Depression, anxiety, and I have had some battles.  I have won some recently, but lost many more early on.  This is war.  Not a skirmish, not a tussle, not a battle,  I can lose, and still overcome.  I can get knocked down, I just have to get up and dust myself off.  I can not control the challenges life puts in front of me, I can only do my best to deal with them as they come and do it the best I can.  Hopefully, in the end, I can plant my flag and fend off the enemy.  The problem is, the enemy is inside me.  It knows my shortcomings, it knows my fears, it knows every way to defeat me, because deep down it is me. 

It becomes hard to discern between the real you and the depressed you.  You lose your identity, your image.  The person you see in the mirror isn't you.  It represents what you have become, you grow to hate yourself more.  You begin to hate yourself, mostly because your inner thoughts tell you to.  They constantly remind you that you are worthless.  Now, these are not voices, that is a whole different ball of wax.  This is your inner voice.  The thing you have trusted throughout the years.  It has turned on you.  You feel like two completely different people.  The person you were, and the good-for-nothing, sorry excuse of a person you have become.  They don't even seem to be related, let alone the same person.  Your past and your memories become something like a movie you once saw.  It didn't really happen to you, because you are no longer that person.  Maybe one day I will look back and this chapter of my life will be the old movie, and my past will be my past not someone elses.

This disease is different than most.  You can not see it.  There are no visible signs that something is wrong other than people close to you can tell you are constantly in a bad mood.  Not just a bad mood, but no longer have enjoyment.  You can't run a simple blood test or an x-ray to see what is wrong.  There is no vaccine to prevent it, or 100% way to cure it.  There are medications that help, but most carry heavy burdens along with them.  People have seen the commercials, they know the names.  Zoloft, Paxil, Cymbalta, Wellbutrin, Prozac, Ativan, Xanax, Valium, Lithium, Depakote, Abilify, Seroquel the list is never ending.  Most of these come with unwanted side effects.  Side effects that do not necessarily help the situation at all.  Weight gain, sexual dysfunction including libido loss, anxiety, headaches, tremors, dizziness, drowsiness or insomnia, delusions, hallucinations, and in rare cases syndromes that can be fatal.  Sometimes you need more medication to combat the side effects of the medication. 

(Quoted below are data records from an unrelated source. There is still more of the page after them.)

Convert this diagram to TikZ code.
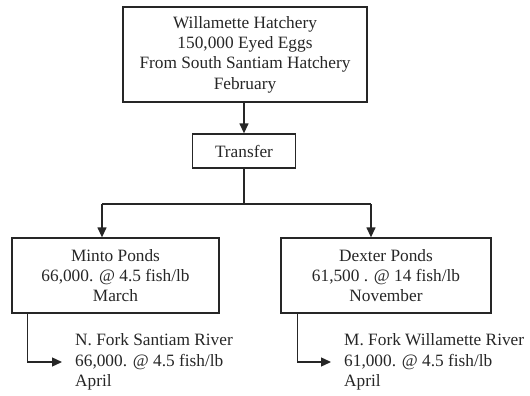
\documentclass[tikz,border=0pt]{standalone}
\usepackage{fontspec}
\setmainfont{Liberation Serif}
\usetikzlibrary{arrows.meta}
\begin{document}
\begin{tikzpicture}[x=1pt,y=1pt,
  font=\fontsize{17.3}{20.3}\selectfont,
  box/.style={draw=black!85, line width=1.3pt, align=center, inner sep=0pt, text=black!85},
  ltxt/.style={align=left, inner xsep=13pt, inner ysep=0pt, anchor=west, text=black!85},
  link/.style={draw=black!85, line width=1.3pt},
  arr/.style={link, -{Triangle[length=10pt,width=9pt]}}]
  \useasboundingbox (0,0) rectangle (530,-396);

  % hatchery and transfer
  \node[box, minimum width=244, minimum height=95] (hatch) at (245,-54.5)
    {Willamette Hatchery\\150,000 Eyed Eggs\\From South Santiam Hatchery\\February};
  \node[box, minimum width=103, minimum height=34] (transfer) at (244,-151) {Transfer};

  % rearing ponds
  \node[box, minimum width=207, minimum height=75] (minto) at (115.5,-275.5)
    {Minto Ponds\\66,000. @ 4.5 fish/lb\\March};
  \node[box, minimum width=210, minimum height=75] (dexter) at (386,-275.5)
    {Dexter Ponds\\61,500 . @ 14 fish/lb\\November};

  % release sites
  \node[ltxt] (nfork) at (62,-362) {N. Fork Santiam River\\66,000. @ 4.5 fish/lb\\April};
  \node[ltxt] (mfork) at (331,-362) {M. Fork Willamette River\\61,000. @ 4.5 fish/lb\\April};

  % split points
  \coordinate (split) at (244,-204);
  \coordinate (splitL) at (102,-204);
  \coordinate (splitR) at (371,-204);

  % connectors
  \draw[arr] (hatch.south -| transfer.north) -- (transfer.north);
  \draw[link] (transfer.south) -- (split);
  \draw[link] (splitL) -- (splitR);
  \draw[arr] (splitL) -- (splitL |- minto.north);
  \draw[arr] (splitR) -- (splitR |- dexter.north);
  \draw[arr] ([xshift=16pt]minto.south west) |- (nfork.west);
  \draw[arr] ([xshift=17pt]dexter.south west) |- (mfork.west);
\end{tikzpicture}
\end{document}
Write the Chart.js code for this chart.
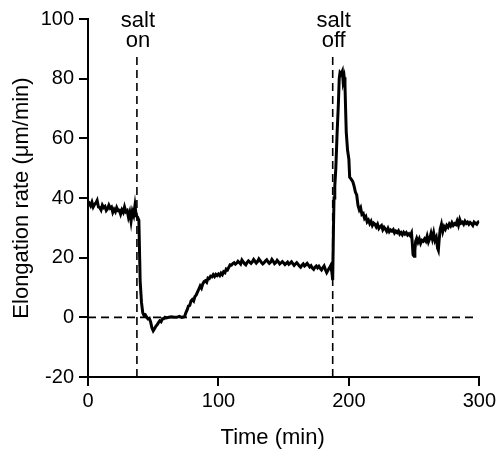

For many years laughter and use of comedy have been my tools for battling the disease.  It was not enough.  The disease still struck, even after lying dorment for many years, it sunk it's fangs into me, coiled around me, and nearly squeezed all signs of life out of me.  Through the trials you have already read about I got on medication, some helped, some made things worse.  That can be the frustrating part.  You take a medication and it is supposed to help.  The first antidepressant I took caused me to have a pounding heart, so hard you can feel your pulse throughout your body, so hard you can see it with your eyes closed.  Or can you?  Then began the colors, bright flashy rainbow tunnel on an acid trip colors.  Sweating and dizzy.  My god, is this what it is going to be like on these meds?  Fortunately for me, it was just that certain medication and I was switched to another.  One that would help me sleep too.  It has worked fairly well until now.  It used to be after I took it, about 30 minutes later I would be very tired.  Now, 30 minutes later I am wide awake.  An hour later I am just getting drowsy.  Two hours later I am tired.  Last night, it took almost 5 hours to finally fall asleep.  I moved from the bedroom to the couch at about midnight as I had been tossing and turning for almost two hours at that point.  A few hours later the light came on and a short, high-pitched scream woke me up.  Apparently, my wife was unaware of my sleeping difficulties and was not expecting a grown man on the couch.